Partidos eternos
Cuando Guardiola se fue del Metropolitano quizá pensaba ya en la eliminatoria ante el Madrid, en cómo proteger a su equipo de la mística, los intangibles… y el talento blanco


Hay partidos, eliminatorias, que se empiezan a jugar desde el momento en que el destino junta a dos equipos que entienden el fútbol de formas contrapuestas y que no acaban ni cuando el árbitro pita el final del partido de vuelta, ni cuando los jugadores suben las escaleras del túnel de vestuarios, ni siquiera cuando los entrenadores llegan a la sala de prensa.
Seguro que cuando usted, amable lector, ha acabado este párrafo ha pensado en ese duelo entre el Atlético de Madrid y el Manchester City, que parecería no acabar nunca. Y tendría razón, toda la razón.
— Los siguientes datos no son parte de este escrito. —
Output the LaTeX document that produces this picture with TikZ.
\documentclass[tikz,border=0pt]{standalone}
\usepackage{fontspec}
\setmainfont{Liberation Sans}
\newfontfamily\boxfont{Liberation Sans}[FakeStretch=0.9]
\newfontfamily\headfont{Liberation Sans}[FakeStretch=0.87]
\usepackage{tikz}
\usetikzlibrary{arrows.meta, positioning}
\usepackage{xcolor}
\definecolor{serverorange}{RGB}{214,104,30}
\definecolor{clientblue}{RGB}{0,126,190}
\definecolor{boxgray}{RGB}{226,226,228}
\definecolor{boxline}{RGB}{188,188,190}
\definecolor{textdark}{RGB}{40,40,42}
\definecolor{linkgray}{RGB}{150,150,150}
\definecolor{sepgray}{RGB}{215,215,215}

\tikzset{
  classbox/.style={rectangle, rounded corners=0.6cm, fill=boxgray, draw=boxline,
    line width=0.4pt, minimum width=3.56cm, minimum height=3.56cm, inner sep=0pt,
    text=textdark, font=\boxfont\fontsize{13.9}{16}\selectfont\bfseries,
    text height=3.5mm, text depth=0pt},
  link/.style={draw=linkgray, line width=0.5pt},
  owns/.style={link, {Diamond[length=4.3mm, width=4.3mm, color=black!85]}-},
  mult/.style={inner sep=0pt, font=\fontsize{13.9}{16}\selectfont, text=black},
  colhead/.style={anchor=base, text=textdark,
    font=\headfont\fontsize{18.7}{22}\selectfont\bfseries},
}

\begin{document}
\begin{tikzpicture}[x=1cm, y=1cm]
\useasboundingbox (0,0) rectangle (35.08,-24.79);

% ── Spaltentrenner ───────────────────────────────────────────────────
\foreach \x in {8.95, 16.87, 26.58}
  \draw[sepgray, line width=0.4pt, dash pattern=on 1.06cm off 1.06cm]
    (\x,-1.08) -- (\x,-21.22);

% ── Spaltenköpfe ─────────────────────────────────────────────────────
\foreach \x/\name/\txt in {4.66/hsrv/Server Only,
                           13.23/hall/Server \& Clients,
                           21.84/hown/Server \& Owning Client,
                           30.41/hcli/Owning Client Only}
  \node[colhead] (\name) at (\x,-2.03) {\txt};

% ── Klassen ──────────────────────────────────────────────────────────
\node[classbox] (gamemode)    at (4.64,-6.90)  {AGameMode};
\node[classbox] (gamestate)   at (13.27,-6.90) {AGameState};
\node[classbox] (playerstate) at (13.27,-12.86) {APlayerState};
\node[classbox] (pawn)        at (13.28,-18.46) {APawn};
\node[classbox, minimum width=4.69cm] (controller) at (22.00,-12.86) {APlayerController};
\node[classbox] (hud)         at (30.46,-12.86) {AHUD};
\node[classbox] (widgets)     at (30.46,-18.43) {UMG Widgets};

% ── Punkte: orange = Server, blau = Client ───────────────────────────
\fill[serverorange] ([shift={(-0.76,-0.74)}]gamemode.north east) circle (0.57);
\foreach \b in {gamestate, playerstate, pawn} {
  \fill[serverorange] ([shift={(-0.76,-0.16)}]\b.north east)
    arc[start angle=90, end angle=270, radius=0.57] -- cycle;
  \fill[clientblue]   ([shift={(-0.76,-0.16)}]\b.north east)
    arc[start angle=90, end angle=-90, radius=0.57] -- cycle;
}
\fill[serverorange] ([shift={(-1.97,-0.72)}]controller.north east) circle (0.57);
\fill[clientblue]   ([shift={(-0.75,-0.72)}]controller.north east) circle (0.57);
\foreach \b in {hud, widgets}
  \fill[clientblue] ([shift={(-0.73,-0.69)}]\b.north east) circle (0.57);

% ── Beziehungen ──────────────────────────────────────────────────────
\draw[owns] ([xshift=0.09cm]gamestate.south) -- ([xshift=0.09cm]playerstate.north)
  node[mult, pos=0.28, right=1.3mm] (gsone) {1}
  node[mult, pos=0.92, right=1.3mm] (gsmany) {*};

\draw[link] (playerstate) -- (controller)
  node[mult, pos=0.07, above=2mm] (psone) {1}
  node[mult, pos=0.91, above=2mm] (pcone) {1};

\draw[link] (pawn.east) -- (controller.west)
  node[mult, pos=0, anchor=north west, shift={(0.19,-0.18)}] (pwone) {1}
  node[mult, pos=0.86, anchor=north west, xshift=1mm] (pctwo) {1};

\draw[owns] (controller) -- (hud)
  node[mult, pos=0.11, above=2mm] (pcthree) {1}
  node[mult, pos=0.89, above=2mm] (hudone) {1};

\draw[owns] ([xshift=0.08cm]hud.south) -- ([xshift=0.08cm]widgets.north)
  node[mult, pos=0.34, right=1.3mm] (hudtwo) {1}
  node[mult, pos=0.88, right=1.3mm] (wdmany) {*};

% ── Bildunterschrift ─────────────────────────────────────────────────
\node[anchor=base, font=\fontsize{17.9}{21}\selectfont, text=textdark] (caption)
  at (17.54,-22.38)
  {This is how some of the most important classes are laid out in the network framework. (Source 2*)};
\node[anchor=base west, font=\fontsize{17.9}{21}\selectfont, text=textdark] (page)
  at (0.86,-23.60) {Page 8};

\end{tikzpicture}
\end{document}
Es el efecto del altavoz de esos grandes clubes y de sus excelentes entrenadores, hábiles para el juego y grandes comunicadores, cada uno para su parroquia, que saben que el broche del partido se pone en ese espacio alejado del terreno de juego que es la sala de prensa. Simeone, para seguir con la presión ejercida en los dos partidos, 180 minutos resueltos por la mínima. Guardiola, empezando a trabajar en la siguiente eliminatoria de semifinales que le devolverá a Madrid, al Santiago Bernabéu.
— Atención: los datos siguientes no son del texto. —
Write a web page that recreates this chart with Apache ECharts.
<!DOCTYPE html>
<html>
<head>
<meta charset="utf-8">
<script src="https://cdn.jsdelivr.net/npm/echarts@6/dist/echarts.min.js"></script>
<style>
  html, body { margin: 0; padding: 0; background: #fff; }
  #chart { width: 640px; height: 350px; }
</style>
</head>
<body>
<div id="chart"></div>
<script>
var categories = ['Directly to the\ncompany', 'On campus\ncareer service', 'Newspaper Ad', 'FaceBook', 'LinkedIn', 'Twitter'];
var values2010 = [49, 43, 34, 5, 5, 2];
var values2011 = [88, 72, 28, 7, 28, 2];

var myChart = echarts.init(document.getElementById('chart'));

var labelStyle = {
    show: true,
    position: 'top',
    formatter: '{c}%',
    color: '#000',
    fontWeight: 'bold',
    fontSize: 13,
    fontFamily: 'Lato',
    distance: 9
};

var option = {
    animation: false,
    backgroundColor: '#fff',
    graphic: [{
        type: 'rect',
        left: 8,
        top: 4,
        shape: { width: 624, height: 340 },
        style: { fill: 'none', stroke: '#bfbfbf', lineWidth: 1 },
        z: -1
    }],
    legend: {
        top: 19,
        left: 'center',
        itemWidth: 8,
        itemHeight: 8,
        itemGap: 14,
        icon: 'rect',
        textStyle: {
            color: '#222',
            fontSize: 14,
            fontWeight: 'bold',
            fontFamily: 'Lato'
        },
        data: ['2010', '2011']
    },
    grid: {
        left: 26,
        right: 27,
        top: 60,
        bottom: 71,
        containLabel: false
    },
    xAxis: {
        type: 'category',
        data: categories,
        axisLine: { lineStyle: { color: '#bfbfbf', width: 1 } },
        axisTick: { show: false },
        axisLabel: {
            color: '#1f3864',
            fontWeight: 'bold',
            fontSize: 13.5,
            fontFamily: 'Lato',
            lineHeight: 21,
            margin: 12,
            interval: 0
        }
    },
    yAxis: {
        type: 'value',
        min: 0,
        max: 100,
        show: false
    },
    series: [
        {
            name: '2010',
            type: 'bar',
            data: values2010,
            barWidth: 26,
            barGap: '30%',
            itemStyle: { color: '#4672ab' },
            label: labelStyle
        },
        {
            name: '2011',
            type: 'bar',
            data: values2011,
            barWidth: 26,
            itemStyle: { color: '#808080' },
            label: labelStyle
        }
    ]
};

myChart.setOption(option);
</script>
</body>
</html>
Pero si lo piensan con la mente puesta en el martes pasado verán que eso mismo sucedió el Múnich, al final de la eliminatoria que metía de forma justa y merecida al Villarreal en las semifinales de Champions y que dejaba en la cuneta al Bayern. Al inmenso Bayern que tantas veces nos ha parecido invencible, a ese Bayern que, tal vez, por un minuto, pensó que había tenido suerte en el sorteo, que si era un coco para Real Madrid, Barça y Atlético cómo no lo iba a ser para el Villarreal, que, seguramente, tampoco acertaban a ubicar exactamente en el mapa. Vamos, como nosotros si a los groguets les hubiera tocado el RB Leipzig, por poner solo un ejemplo. Ni el tiempo que el intenso y combativo Thomas Müller y su perro le pudieron dedicar al análisis del equipo de Emery les permitió salvar ese obstáculo en la carrera por las semifinales.
Un gol español
Ni esa, tal vez nueva, definición que el entrenador alemán Julian Nagelsmann hizo del fútbol español al definir el gol que habían recibido en el 88 del partido de vuelta y que les dejaba fuera de la Champions, un gol en un contraataque perfectamente llevado entre Lo Celso y Gerard Moreno y finalizado por Chukwueze. Un gol que para Nagelsmann es típico español cuando llevábamos tiempo por estos lares pensando que lo que nos distinguía en el fútbol europeo era el juego de control de balón, el análisis táctico y la ocupación racional del terreno de juego. Ya ven que Europa nos lleva a nuevas definiciones de nosotros mismos, de nuestros análisis previos y de los sesgos con los que nos autodefinimos.
También le pudo pasar algo de todo esto a Thomas Tuchel, entrenador del Chelsea que, tras declarar en Londres que la eliminatoria estaba resuelta, acabó diciendo en sala de prensa del Santiago Bernabéu que el resultado no era justo y que deberían haberse clasificado para semifinales.
Y también es lógico que lo pensase cuando ganaba y estaba clasificado a falta de 10 minutos para el final de la eliminatoria y sentía que el partido lo tenía dominado. Y, de repente, le cayó toda la mística del Bernabéu, del Madrid europeo, de ese equipo que está muy claro que se siente mejor en la epopeya que en la gestión de la ventaja ganada.
Tal vez era en eso en lo que Guardiola pensaba cuando se subió al autobús tras el partido del Wanda (huy, que no se puede decir Wanda y Champions en la misma frase, que la UEFA se enfada), en cómo protegía a su equipo de la mística, de los intangibles del fútbol… y del talento blanco, claro.
Un asunto en el que vamos lejos, mucho más lejos que el juego.